Monday, 8 August 2011

His Needs Versus Her Needs

Everyone believes they have needs. In actuality most “needs” start out as expectations which morph into desires which evolve into needs which often become demands. Sometimes our desires conflict with one another. A wife might want her husband to be more communicative when he comes home from work because she “needs” some adult conversation and has a desire to connect emotionally with her husband. The husband on the other hand may want to withdraw to read the paper because he “needs” to decompress after a particularly hectic day. Neither person is wrong but in this example one of the partners will not get his/her perceived needs met. If this scenario plays out day after day a fair amount of tension will build.

One thing that would help is that we rename our felt needs as what they really are – desires. Second it would be very helpful for each person to be perfectly candid and forthright. The wife might say, “I really want to spend some time with you when you come home. I’ve been with young children all day and I long for adult conversation, but more importantly I want to connect with you and desire to share what’s going on in our lives.” The husband might say, “I am exhausted when I get home, it seems as though I go from one crisis to another. I really need some time to veg out and just relax.”
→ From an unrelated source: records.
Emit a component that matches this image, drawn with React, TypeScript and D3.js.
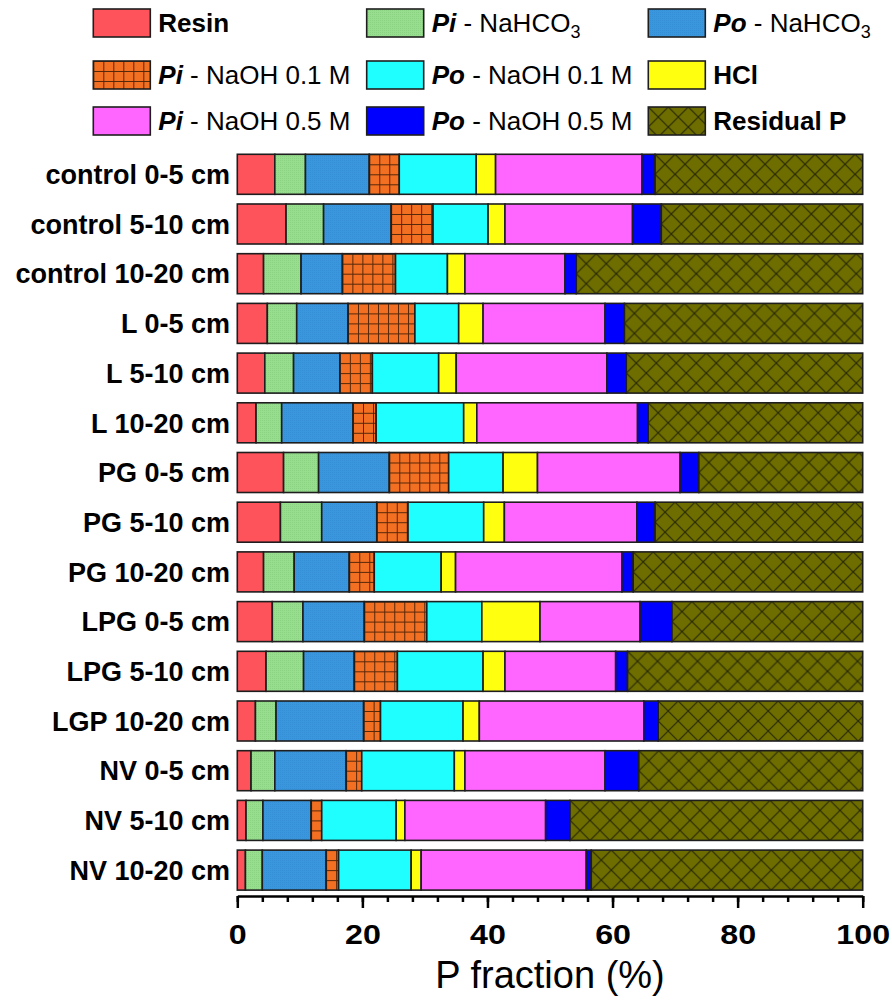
import { useEffect, useRef } from 'react';
import * as d3 from 'd3';

const categories = [
  'control 0-5 cm',
  'control 5-10 cm',
  'control 10-20 cm',
  'L 0-5 cm',
  'L 5-10 cm',
  'L 10-20 cm',
  'PG 0-5 cm',
  'PG 5-10 cm',
  'PG 10-20 cm',
  'LPG 0-5 cm',
  'LPG 5-10 cm',
  'LGP 10-20 cm',
  'NV 0-5 cm',
  'NV 5-10 cm',
  'NV 10-20 cm',
];

const resin = [6.0, 7.8, 4.2, 4.8, 4.4, 3.0, 7.4, 6.9, 4.2, 5.6, 4.6, 2.9, 2.2, 1.4, 1.3];
const piNaHCO3 = [4.9, 6.0, 6.0, 4.7, 4.6, 4.1, 5.6, 6.6, 4.9, 4.9, 6.0, 3.3, 3.8, 2.7, 2.7];
const poNaHCO3 = [10.2, 10.8, 6.6, 8.2, 7.4, 11.4, 11.3, 8.8, 8.8, 9.8, 8.1, 14.0, 11.4, 7.7, 10.2];
const piNaOH01 = [4.8, 6.7, 8.5, 10.7, 5.2, 3.7, 9.5, 5.0, 4.0, 10.0, 6.9, 2.7, 2.5, 1.7, 2.0];
const poNaOH01 = [12.3, 8.8, 8.3, 7.0, 10.6, 14.0, 8.7, 12.1, 10.7, 8.8, 13.7, 13.2, 14.8, 11.9, 11.6];
const hcl = [3.1, 2.7, 2.8, 3.9, 2.8, 2.1, 5.5, 3.3, 2.3, 9.3, 3.5, 2.6, 1.7, 1.4, 1.6];
const piNaOH05 = [23.4, 20.4, 16.0, 19.5, 24.1, 25.7, 22.8, 21.2, 26.6, 16.0, 17.7, 26.3, 22.4, 22.5, 26.4];
const poNaOH05 = [2.1, 4.6, 1.8, 3.1, 3.1, 1.7, 3.0, 2.9, 1.8, 5.1, 1.9, 2.3, 5.4, 3.9, 0.8];
const residual = [33.2, 32.2, 45.8, 38.1, 37.8, 34.3, 26.2, 33.2, 36.7, 30.5, 37.6, 32.7, 35.8, 46.8, 43.4];

const seriesKeys = ['resin', 'piNaHCO3', 'poNaHCO3', 'piNaOH01', 'poNaOH01', 'hcl', 'piNaOH05', 'poNaOH05', 'residual'];
const seriesValues: Record<string, number[]> = {
  resin, piNaHCO3, poNaHCO3, piNaOH01, poNaOH01, hcl, piNaOH05, poNaOH05, residual,
};

// legend text: bold/italic part, plain part, subscript
const legendLabels = [
  { bold: 'Resin', italic: '', rest: '', sub: '' },
  { bold: '', italic: 'Pi', rest: ' - NaHCO', sub: '3' },
  { bold: '', italic: 'Po', rest: ' - NaHCO', sub: '3' },
  { bold: '', italic: 'Pi', rest: ' - NaOH 0.1 M', sub: '' },
  { bold: '', italic: 'Po', rest: ' - NaOH 0.1 M', sub: '' },
  { bold: 'HCl', italic: '', rest: '', sub: '' },
  { bold: '', italic: 'Pi', rest: ' - NaOH 0.5 M', sub: '' },
  { bold: '', italic: 'Po', rest: ' - NaOH 0.5 M', sub: '' },
  { bold: 'Residual P', italic: '', rest: '', sub: '' },
];

const FONT = '"Liberation Sans", Arial, Helvetica, sans-serif';

const colors: Record<string, string> = {
  resin: '#FF535B',
  piNaHCO3: '#98DE8F',
  poNaHCO3: '#3A97DE',
  piNaOH01: '#F36F21',
  poNaOH01: '#20FFFF',
  hcl: '#FFFF10',
  piNaOH05: '#FF66FF',
  poNaOH05: '#0000FF',
  residual: '#6E6E00',
};

export default function App() {
  const svgRef = useRef<SVGSVGElement>(null);

  useEffect(() => {
    document.body.style.margin = '0';
    if (!svgRef.current) return;
    const svg = d3.select(svgRef.current);
    svg.selectAll('*').remove();

    const defs = svg.append('defs');

    // fine texture used on the NaHCO3 fills
    const tex = (id: string, base: string, dot: string) => {
      const p = defs.append('pattern').attr('id', id)
        .attr('patternUnits', 'userSpaceOnUse').attr('width', 2).attr('height', 2);
      p.append('rect').attr('width', 2).attr('height', 2).attr('fill', base);
      p.append('rect').attr('width', 1).attr('height', 1).attr('fill', dot);
    };
    tex('tex-green', colors.piNaHCO3, '#8CD283');
    tex('tex-blue', colors.poNaHCO3, '#348FD6');

    const gridPattern = (id: string, x0: number, y0: number) => {
      const p = defs.append('pattern').attr('id', id)
        .attr('patternUnits', 'userSpaceOnUse').attr('width', 10).attr('height', 10)
        .attr('patternTransform', `translate(${x0},${y0})`);
      p.append('rect').attr('width', 10).attr('height', 10).attr('fill', colors.piNaOH01);
      p.append('path').attr('d', 'M0,0.5H10M0.5,0V10')
        .attr('stroke', '#3b1a05').attr('stroke-width', 1).attr('opacity', 0.85);
    };
    const hatchPattern = (id: string, x0: number, y0: number) => {
      const p = defs.append('pattern').attr('id', id)
        .attr('patternUnits', 'userSpaceOnUse').attr('width', 20).attr('height', 20)
        .attr('patternTransform', `translate(${x0},${y0})`);
      p.append('rect').attr('width', 20).attr('height', 20).attr('fill', colors.residual);
      p.append('path').attr('d', 'M-2,-2L22,22M22,-2L-2,22')
        .attr('stroke', '#1c1c00').attr('stroke-width', 1.2).attr('opacity', 0.85);
    };

    const fillFor = (key: string, id: string, x0: number, y0: number) => {
      if (key === 'piNaHCO3') return 'url(#tex-green)';
      if (key === 'poNaHCO3') return 'url(#tex-blue)';
      if (key === 'piNaOH01') { gridPattern(id, x0, y0); return `url(#${id})`; }
      if (key === 'residual') { hatchPattern(id, x0, y0); return `url(#${id})`; }
      return colors[key];
    };

    const x = d3.scaleLinear().domain([0, 100]).range([237.3, 862.7]);
    const y = d3.scaleBand<string>().domain(categories)
      .range([144.6, 899.8]).paddingInner(0.195).paddingOuter(0.195);

    const rows = categories.map((c, i) => {
      const r: Record<string, any> = { cat: c };
      seriesKeys.forEach((k) => { r[k] = seriesValues[k][i]; });
      return r;
    });
    const stacked = d3.stack<Record<string, any>>().keys(seriesKeys)(rows);

    // bars
    const g = svg.append('g');
    stacked.forEach((layer) => {
      const key = layer.key;
      layer.forEach((d, i) => {
        const x0 = x(d[0]);
        const y0 = y(d.data.cat) || 0;
        g.append('rect')
          .attr('x', x0)
          .attr('y', y0)
          .attr('width', x(d[1]) - x0)
          .attr('height', y.bandwidth())
          .attr('fill', fillFor(key, `${key}-bar-${i}`, x0, y0))
          .attr('stroke', '#1e1e1e')
          .attr('stroke-width', 1.6);
      });
    });

    // category labels
    svg.append('g').selectAll('text')
      .data(categories)
      .enter()
      .append('text')
      .attr('x', 230)
      .attr('y', (d) => (y(d) || 0) + y.bandwidth() / 2)
      .attr('dy', '0.36em')
      .attr('text-anchor', 'end')
      .attr('font-family', FONT)
      .attr('font-weight', 'bold')
      .attr('font-size', 27)
      .attr('fill', '#000')
      .text((d) => d);

    // x axis
    const axisY = 896;
    const minor = svg.append('g').attr('transform', `translate(0,${axisY})`)
      .call(d3.axisBottom(x).tickValues(d3.range(0, 101, 4)).tickSize(6).tickFormat(() => ''));
    minor.select('.domain').remove();
    minor.selectAll('line').attr('stroke', '#000').attr('stroke-width', 2.5);

    const major = svg.append('g').attr('transform', `translate(0,${axisY})`)
      .call(d3.axisBottom(x).tickValues(d3.range(0, 101, 20)).tickSizeInner(12).tickSizeOuter(0).tickPadding(16));
    major.select('.domain').attr('stroke', '#000').attr('stroke-width', 2.5);
    major.selectAll('line').attr('stroke', '#000').attr('stroke-width', 2.5);
    major.selectAll('text')
      .attr('font-family', FONT)
      .attr('font-weight', 'bold')
      .attr('font-size', 28)
      .attr('transform', 'scale(1.15,1)')
      .attr('fill', '#000');

    svg.append('text')
      .attr('x', (x(0) + x(100)) / 2)
      .attr('y', 988)
      .attr('text-anchor', 'middle')
      .attr('font-family', FONT)
      .attr('font-size', 38)
      .attr('fill', '#000')
      .text('P fraction (%)');

    // legend
    const colX = [93.3, 366.7, 648.3];
    const rowY = [23, 75, 121];
    const legend = svg.append('g');
    seriesKeys.forEach((key, i) => {
      const lx = colX[i % 3];
      const ly = rowY[Math.floor(i / 3)];
      const sx = lx;
      const sy = ly - 14;
      legend.append('rect')
        .attr('x', sx).attr('y', sy).attr('width', 57).attr('height', 28)
        .attr('fill', fillFor(key, `${key}-legend`, sx, sy))
        .attr('stroke', '#1e1e1e').attr('stroke-width', 1.6);
      const lab = legendLabels[i];
      const t = legend.append('text')
        .attr('x', lx + 65).attr('y', ly + 9)
        .attr('font-family', FONT).attr('font-size', 26).attr('fill', '#000');
      if (lab.bold) t.append('tspan').attr('font-weight', 'bold').text(lab.bold);
      if (lab.italic) t.append('tspan').attr('font-weight', 'bold').attr('font-style', 'italic').text(lab.italic);
      if (lab.rest) t.append('tspan').text(lab.rest);
      if (lab.sub) t.append('tspan').attr('font-size', 18).attr('dy', 6).text(lab.sub);
    });
  }, []);

  return <svg ref={svgRef} width={892} height={1000} style={{ display: 'block', background: '#fff' }} />;
}
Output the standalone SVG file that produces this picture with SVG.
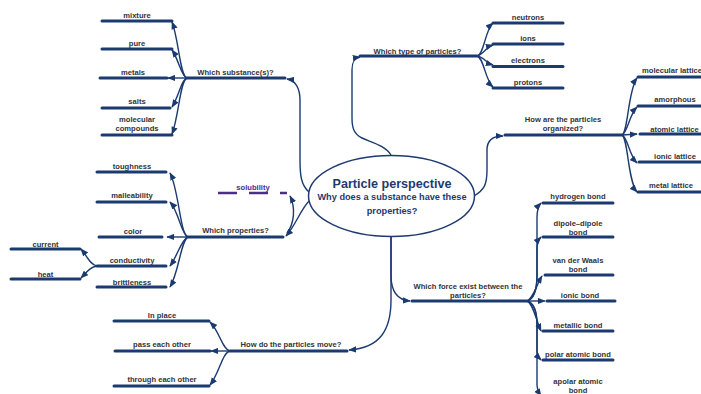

Using the Biblical model the husband would say to himself, “I hear my wife saying that one way that I can demonstrate my love for her is to engage her in a conversation when I get home from work.” The wife might say, “I must respect my husband by acknowledging the fact that he has worked hard and wants some down time when he gets home.” Keeping in mind that the purpose of marriage is to glorify God would encourage the couple to seek a win/win solution. One approach might be that the husband relaxes for 20 minutes and then the couple talks for 15. If there are younger children, they would be instructed that this is a sacred time and that they are to occupy themselves during the 35 minutes.

The Biblical model is simple in design but difficult to pull off. It is difficult because it requires that you put the other person first. Just as Christ put our deal ahead of his deal we are to continually ask “in what tangible ways can I make my wife feel that she is loved?” The wife is to continually ask “how can I best express to my husband how much I respect him?”